[Plotting code records]
+ + +

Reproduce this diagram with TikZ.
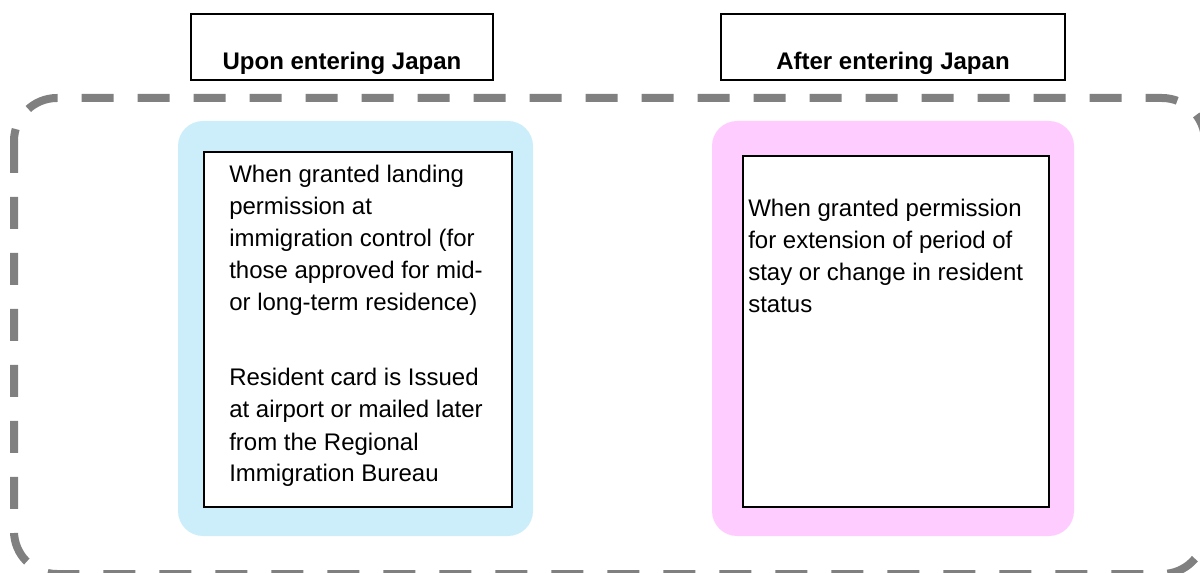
\documentclass[tikz,border=0pt]{standalone}
\usepackage{fontspec}
\setmainfont{Liberation Sans}
\definecolor{framegray}{RGB}{128,128,128}
\definecolor{cardblue}{RGB}{204,238,250}
\definecolor{cardpink}{RGB}{255,204,255}
\begin{document}
\begin{tikzpicture}[x=0.75pt,y=-0.75pt,
  hdrbox/.style={draw=black, line width=1.5pt, fill=white, minimum height=49.5pt, inner sep=0pt},
  hdrtext/.style={font=\fontsize{18}{24}\selectfont\bfseries, anchor=base, inner sep=0pt},
  panel/.style={rounded corners=18.75pt, inner sep=0pt, minimum height=311.25pt},
  innerbox/.style={draw=black, line width=1.5pt, fill=white, inner sep=0pt},
  bodytext/.style={font=\fontsize{18}{24}\selectfont, anchor=base west, align=left, inner sep=0pt},
  frame/.style={draw=framegray, line width=6pt, dash pattern=on 24pt off 18pt, rounded corners=32.25pt}
]
\useasboundingbox (0,0) rectangle (1200,573);
% dashed frame
\draw[frame] (14,98) rectangle (1205,574);
% headers
\node[hdrbox, minimum width=226.5pt] (hdrA) at (342,47) {};
\node[hdrtext] (hdrAtext) at (342,70) {Upon entering Japan};
\node[hdrbox, minimum width=258pt] (hdrB) at (893,47) {};
\node[hdrtext] (hdrBtext) at (893,70) {After entering Japan};
% panels
\node[panel, fill=cardblue, minimum width=266.25pt] (panelA) at (355.5,328.5) {};
\node[panel, fill=cardpink, minimum width=271.5pt] (panelB) at (893,328.5) {};
% inner boxes
\node[innerbox, minimum width=231pt, minimum height=266.25pt] (boxA) at (358,329.5) {};
\node[innerbox, minimum width=229.5pt, minimum height=263.25pt] (boxB) at (896,331.5) {};
% texts (anchor = baseline of the last line)
\node[bodytext] (textA1) at (229,311) {When granted landing\\permission at\\immigration control (for\\those approved for mid-\\or long-term residence)};
\node[bodytext] (textA2) at (229,482) {Resident card is Issued\\at airport or mailed later\\from the Regional\\Immigration Bureau};
\node[bodytext] (textB) at (748,313) {When granted permission\\for extension of period of\\stay or change in resident\\status};
\end{tikzpicture}
\end{document}
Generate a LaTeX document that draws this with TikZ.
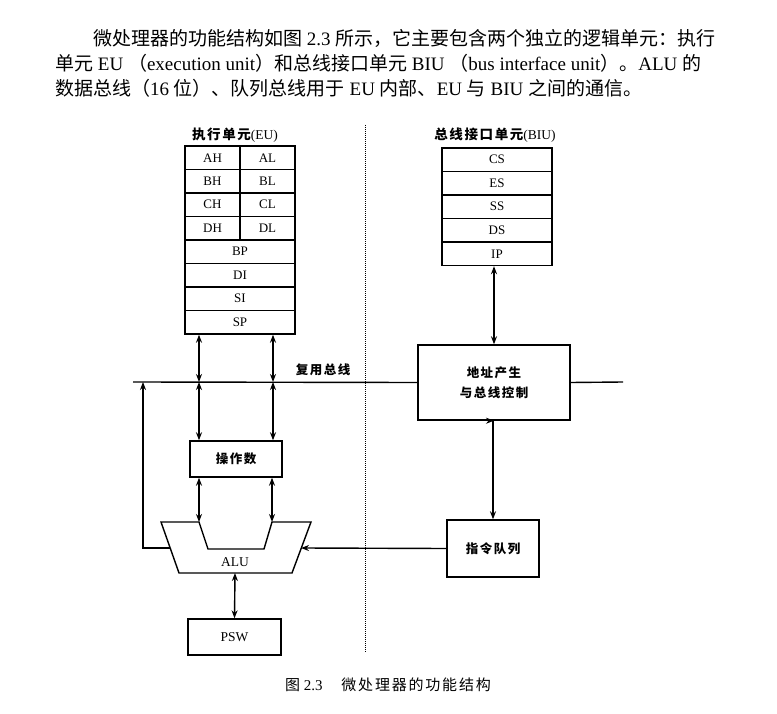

+ + +

Work to be completed:
Excluding the pictures, restate the records above word for word.

Reply to the task:
Reproduce this diagram with TikZ.
\documentclass[tikz,border=0pt]{standalone}
\usepackage{fontspec}
\setmainfont{Liberation Sans}
\definecolor{framegray}{RGB}{128,128,128}
\definecolor{cardblue}{RGB}{204,238,250}
\definecolor{cardpink}{RGB}{255,204,255}
\begin{document}
\begin{tikzpicture}[x=0.75pt,y=-0.75pt,
  hdrbox/.style={draw=black, line width=1.5pt, fill=white, minimum height=49.5pt, inner sep=0pt},
  hdrtext/.style={font=\fontsize{18}{24}\selectfont\bfseries, anchor=base, inner sep=0pt},
  panel/.style={rounded corners=18.75pt, inner sep=0pt, minimum height=311.25pt},
  innerbox/.style={draw=black, line width=1.5pt, fill=white, inner sep=0pt},
  bodytext/.style={font=\fontsize{18}{24}\selectfont, anchor=base west, align=left, inner sep=0pt},
  frame/.style={draw=framegray, line width=6pt, dash pattern=on 24pt off 18pt, rounded corners=32.25pt}
]
\useasboundingbox (0,0) rectangle (1200,573);
% dashed frame
\draw[frame] (14,98) rectangle (1205,574);
% headers
\node[hdrbox, minimum width=226.5pt] (hdrA) at (342,47) {};
\node[hdrtext] (hdrAtext) at (342,70) {Upon entering Japan};
\node[hdrbox, minimum width=258pt] (hdrB) at (893,47) {};
\node[hdrtext] (hdrBtext) at (893,70) {After entering Japan};
% panels
\node[panel, fill=cardblue, minimum width=266.25pt] (panelA) at (355.5,328.5) {};
\node[panel, fill=cardpink, minimum width=271.5pt] (panelB) at (893,328.5) {};
% inner boxes
\node[innerbox, minimum width=231pt, minimum height=266.25pt] (boxA) at (358,329.5) {};
\node[innerbox, minimum width=229.5pt, minimum height=263.25pt] (boxB) at (896,331.5) {};
% texts (anchor = baseline of the last line)
\node[bodytext] (textA1) at (229,311) {When granted landing\\permission at\\immigration control (for\\those approved for mid-\\or long-term residence)};
\node[bodytext] (textA2) at (229,482) {Resident card is Issued\\at airport or mailed later\\from the Regional\\Immigration Bureau};
\node[bodytext] (textB) at (748,313) {When granted permission\\for extension of period of\\stay or change in resident\\status};
\end{tikzpicture}
\end{document}
Generate a LaTeX document that draws this with TikZ.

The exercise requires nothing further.